4,000 Road Miles and Counting on my Favorite Specialized Cycling Shoes
The rare 3/4 height offers great ankle support throughout the entire pedal stroke and as the images can attest, they've come through the first year with flying colors – well flying grayscale in this case. Other than the obvious concerns over weight, I'm puzzled why more cycling shoes are not designed with the high-top form factor, it's certainly been popular for virtually every other sport.
The Trail 120 has a rock-solid full carbon mid-sole, three secure velcro closures and a really comfortable woven lining with no sharp edges at the top of the shoe. They really didn't need a break-in period. The pair weigh less than 800 grams – negating any weight concerns – and their construction strikes a nice balance between ventilation and wind protection. Worn with a good pair of merino socks they're good down to 40F.
Initially I intended they'd be the ideal commuting shoe. With recessed SPD (MB) cleats, the 120s make it easy to put your feet down at intersections, and as I've demonstrated on numerous occasions when I've forgotten street shoes, wearable around the office. You get a little clicking from the cleat hitting cement if you walk to the corner for lunch, but it's nothing like the tap dance routine you'd perform in a road shoe.
When I purchased my Cervelo SLC-SL, there was nothing preventing me from building it with ultra-light, high-performance pedals and shoes but I had no desire to give up the look, fit or support of the 120s. While I may end up exploring some Crank Brother SPD pedal options, I mounted another set of Shimano A-520s on the Cervelo and haven't looked back.
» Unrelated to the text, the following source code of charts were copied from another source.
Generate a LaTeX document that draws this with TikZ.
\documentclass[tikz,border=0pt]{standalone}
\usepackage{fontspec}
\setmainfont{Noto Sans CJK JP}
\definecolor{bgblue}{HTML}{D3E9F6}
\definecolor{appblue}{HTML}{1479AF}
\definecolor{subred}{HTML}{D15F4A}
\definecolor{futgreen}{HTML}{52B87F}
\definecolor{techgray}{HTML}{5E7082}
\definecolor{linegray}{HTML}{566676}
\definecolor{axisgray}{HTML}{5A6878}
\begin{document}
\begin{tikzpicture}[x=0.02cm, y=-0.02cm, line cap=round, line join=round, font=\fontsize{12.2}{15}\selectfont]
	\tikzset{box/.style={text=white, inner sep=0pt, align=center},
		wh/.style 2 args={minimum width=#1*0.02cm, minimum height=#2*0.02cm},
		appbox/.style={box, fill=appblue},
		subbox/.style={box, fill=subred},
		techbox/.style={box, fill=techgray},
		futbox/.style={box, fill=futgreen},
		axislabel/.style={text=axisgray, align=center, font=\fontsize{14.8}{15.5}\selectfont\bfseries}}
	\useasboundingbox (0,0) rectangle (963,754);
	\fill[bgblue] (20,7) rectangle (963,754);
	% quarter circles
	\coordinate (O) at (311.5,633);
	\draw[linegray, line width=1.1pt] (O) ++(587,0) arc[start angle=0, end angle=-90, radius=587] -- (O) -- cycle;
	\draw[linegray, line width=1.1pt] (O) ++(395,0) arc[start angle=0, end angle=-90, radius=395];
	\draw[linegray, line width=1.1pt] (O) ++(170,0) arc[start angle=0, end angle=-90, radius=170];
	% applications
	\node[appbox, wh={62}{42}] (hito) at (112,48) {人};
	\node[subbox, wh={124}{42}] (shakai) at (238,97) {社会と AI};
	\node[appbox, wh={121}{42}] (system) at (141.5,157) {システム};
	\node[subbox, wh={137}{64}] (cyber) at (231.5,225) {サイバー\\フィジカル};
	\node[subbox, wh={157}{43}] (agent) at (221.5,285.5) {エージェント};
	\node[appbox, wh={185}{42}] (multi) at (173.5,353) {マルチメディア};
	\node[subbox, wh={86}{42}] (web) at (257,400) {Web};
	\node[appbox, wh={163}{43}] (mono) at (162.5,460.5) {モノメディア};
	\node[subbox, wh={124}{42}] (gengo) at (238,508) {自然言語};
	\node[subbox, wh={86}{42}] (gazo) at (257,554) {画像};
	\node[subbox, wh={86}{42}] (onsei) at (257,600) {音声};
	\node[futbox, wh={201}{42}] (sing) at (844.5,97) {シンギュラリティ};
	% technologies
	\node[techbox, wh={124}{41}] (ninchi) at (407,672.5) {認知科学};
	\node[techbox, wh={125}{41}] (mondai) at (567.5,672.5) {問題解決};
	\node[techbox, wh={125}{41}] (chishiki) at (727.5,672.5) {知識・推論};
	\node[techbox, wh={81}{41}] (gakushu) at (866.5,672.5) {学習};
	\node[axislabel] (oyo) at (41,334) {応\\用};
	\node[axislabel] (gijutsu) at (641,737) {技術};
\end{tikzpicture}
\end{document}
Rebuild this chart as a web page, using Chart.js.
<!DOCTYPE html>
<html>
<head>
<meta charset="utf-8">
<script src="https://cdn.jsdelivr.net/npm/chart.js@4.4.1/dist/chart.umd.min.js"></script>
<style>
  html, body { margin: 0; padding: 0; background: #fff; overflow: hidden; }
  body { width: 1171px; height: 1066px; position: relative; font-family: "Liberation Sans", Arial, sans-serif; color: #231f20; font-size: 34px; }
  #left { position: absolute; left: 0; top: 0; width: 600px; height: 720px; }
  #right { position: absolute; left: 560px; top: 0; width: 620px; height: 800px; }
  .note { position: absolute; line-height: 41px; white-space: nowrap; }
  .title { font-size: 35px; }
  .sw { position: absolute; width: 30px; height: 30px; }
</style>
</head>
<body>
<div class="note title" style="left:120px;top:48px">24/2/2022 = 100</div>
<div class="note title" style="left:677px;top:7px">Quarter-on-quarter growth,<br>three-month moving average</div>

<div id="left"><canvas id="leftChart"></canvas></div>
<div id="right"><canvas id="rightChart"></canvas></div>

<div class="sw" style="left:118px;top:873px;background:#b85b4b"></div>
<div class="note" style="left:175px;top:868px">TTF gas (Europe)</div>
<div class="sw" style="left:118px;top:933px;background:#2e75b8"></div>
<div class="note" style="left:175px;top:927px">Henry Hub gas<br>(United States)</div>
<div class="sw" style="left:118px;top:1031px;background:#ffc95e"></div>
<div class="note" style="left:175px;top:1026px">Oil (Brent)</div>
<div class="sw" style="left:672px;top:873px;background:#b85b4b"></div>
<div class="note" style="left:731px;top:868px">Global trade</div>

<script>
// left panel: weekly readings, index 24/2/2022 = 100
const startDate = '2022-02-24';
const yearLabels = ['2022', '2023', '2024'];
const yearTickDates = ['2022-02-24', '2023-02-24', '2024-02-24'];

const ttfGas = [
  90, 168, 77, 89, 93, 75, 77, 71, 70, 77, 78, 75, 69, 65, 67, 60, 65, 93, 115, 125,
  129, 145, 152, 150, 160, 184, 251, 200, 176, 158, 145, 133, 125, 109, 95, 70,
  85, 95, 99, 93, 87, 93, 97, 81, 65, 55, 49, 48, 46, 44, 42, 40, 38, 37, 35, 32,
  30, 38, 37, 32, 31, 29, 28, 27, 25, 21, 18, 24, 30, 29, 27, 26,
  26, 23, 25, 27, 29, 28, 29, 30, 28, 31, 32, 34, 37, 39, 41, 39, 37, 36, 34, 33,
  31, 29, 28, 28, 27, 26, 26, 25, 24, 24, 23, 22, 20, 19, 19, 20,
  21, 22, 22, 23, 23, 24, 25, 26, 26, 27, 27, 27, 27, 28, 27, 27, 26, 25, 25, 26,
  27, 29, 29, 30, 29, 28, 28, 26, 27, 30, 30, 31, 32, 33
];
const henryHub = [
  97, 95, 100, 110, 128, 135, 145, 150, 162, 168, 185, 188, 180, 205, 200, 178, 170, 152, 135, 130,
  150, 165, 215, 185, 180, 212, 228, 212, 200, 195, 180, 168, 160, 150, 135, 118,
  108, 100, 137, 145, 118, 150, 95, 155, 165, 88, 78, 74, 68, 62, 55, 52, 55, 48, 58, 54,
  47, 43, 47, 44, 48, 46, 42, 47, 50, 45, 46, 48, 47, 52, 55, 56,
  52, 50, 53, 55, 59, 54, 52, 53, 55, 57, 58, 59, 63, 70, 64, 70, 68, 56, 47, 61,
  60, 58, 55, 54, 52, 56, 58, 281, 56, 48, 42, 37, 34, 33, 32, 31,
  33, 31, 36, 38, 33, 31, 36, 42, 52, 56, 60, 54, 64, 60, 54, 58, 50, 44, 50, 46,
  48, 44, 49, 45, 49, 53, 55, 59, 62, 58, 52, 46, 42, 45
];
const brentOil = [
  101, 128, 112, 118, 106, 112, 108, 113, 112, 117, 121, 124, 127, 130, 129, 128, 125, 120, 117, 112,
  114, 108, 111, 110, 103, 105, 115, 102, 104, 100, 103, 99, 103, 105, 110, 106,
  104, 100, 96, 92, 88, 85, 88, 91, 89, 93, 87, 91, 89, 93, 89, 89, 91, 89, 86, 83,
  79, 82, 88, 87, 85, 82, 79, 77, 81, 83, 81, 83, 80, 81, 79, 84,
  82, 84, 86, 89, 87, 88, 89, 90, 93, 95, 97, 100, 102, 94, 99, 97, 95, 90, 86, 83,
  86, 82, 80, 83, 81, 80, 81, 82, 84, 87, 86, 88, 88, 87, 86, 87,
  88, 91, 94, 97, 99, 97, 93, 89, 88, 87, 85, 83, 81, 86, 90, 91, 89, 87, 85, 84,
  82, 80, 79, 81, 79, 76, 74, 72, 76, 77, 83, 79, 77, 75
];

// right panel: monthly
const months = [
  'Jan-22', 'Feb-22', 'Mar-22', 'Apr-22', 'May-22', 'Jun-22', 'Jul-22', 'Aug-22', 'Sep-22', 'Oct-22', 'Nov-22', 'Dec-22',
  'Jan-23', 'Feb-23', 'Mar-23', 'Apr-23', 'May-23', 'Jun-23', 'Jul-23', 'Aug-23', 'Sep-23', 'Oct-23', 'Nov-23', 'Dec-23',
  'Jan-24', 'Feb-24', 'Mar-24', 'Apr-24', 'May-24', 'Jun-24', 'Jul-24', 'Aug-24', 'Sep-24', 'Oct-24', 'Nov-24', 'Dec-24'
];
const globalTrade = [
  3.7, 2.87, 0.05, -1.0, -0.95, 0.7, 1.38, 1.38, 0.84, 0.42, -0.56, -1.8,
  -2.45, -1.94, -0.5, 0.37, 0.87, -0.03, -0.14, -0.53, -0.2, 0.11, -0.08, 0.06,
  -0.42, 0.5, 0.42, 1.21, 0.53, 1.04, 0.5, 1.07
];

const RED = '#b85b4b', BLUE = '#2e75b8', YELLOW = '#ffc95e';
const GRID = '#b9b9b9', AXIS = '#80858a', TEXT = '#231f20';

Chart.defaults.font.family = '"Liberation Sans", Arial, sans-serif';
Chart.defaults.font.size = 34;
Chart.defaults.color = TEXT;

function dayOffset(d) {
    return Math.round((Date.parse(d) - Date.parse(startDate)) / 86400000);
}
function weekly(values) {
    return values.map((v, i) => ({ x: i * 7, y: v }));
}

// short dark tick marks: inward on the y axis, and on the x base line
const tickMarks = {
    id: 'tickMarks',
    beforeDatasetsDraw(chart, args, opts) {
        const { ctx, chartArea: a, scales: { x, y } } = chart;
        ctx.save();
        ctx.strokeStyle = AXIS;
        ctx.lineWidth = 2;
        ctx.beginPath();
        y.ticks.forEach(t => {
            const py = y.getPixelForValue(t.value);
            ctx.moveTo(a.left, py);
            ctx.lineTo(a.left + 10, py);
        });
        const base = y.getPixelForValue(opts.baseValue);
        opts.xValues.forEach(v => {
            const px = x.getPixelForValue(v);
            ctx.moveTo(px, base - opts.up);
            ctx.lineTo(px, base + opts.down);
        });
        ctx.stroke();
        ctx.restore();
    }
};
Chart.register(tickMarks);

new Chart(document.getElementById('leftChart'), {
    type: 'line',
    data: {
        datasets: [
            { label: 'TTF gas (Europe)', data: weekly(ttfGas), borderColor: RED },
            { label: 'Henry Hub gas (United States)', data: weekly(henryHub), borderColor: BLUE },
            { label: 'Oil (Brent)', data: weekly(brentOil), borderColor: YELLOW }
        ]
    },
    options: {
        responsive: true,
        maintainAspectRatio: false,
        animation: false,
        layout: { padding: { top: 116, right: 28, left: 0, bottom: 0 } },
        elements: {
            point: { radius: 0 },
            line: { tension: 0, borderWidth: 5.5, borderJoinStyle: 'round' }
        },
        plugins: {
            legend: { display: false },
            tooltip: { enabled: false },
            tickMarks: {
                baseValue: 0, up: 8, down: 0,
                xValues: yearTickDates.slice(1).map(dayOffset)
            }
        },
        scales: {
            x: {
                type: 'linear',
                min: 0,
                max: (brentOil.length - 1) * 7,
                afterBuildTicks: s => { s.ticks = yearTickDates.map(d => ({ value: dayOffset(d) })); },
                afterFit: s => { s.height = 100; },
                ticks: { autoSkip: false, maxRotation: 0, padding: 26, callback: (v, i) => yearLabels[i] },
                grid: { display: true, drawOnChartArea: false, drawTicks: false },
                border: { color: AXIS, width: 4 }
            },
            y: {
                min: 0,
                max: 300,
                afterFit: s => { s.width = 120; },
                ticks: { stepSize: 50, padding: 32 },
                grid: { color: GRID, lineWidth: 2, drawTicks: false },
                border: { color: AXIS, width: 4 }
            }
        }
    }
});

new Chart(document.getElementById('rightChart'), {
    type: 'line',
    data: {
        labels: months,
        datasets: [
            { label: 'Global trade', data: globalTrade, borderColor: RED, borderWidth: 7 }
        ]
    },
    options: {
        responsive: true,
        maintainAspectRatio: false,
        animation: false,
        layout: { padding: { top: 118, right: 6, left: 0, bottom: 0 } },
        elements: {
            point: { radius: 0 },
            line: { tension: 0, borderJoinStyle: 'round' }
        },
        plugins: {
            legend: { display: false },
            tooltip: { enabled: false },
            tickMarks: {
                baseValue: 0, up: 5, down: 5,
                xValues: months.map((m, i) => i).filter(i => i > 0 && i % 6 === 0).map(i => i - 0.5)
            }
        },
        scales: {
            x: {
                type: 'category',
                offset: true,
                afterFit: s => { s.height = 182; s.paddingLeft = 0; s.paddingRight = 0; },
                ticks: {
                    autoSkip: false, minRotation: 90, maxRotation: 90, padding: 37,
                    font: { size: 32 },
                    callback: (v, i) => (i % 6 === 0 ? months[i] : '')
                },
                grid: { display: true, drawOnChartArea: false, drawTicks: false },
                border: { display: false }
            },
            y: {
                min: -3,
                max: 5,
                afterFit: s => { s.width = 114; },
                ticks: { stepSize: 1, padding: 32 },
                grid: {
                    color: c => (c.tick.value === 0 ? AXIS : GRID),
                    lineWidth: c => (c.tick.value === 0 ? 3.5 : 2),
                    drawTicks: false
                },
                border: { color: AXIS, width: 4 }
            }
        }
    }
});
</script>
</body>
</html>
Sometime soon, I'm going to buy a second pair and tuck them away. You know what always happens when you find something you really love.
The Specialized Defroster Promised to be a Warmer, Waterproof, Winter Cycling Shoe – but it's not quite Warm Enough
I'd hoped that the Specialized Defroster would be an Alaskan version of the Trail 120. As dawn temperatures in Northern California dipped into the low 30s (F) before adding the wind chill of riding, the superb 120s required shoe covers to keep my feet warm.
That was fine for a while. The problem had nothing to do with my favorite shoes, it was just a matter of how long it was taking me to suit up every morning. I reasoned the awkward shoe covers could be eliminated from the routine when I spotted the Defrosters. I also expected the winter shoes to extend the life of the 120s.
I can report after two months of daily use, that it's great to be able to pull on the Defrosters and not fumble with shoe covers – I've got more important layers to worry about. The shoes have proven to be completely waterproof as advertised. They fit well and look pretty svelt for a winter shoe, but even with two pairs of socks, they're just not warm enough. Inevitably, the toes on my right foot end up half-frozen by the end of the 13-mile morning commute.
Normally, I wouldn't bother posting about a product that was almost great. I offer this review in the hope that someone in the Specialized design team finds it, and beefs up the insulation for next season. Then we'd have a real winner.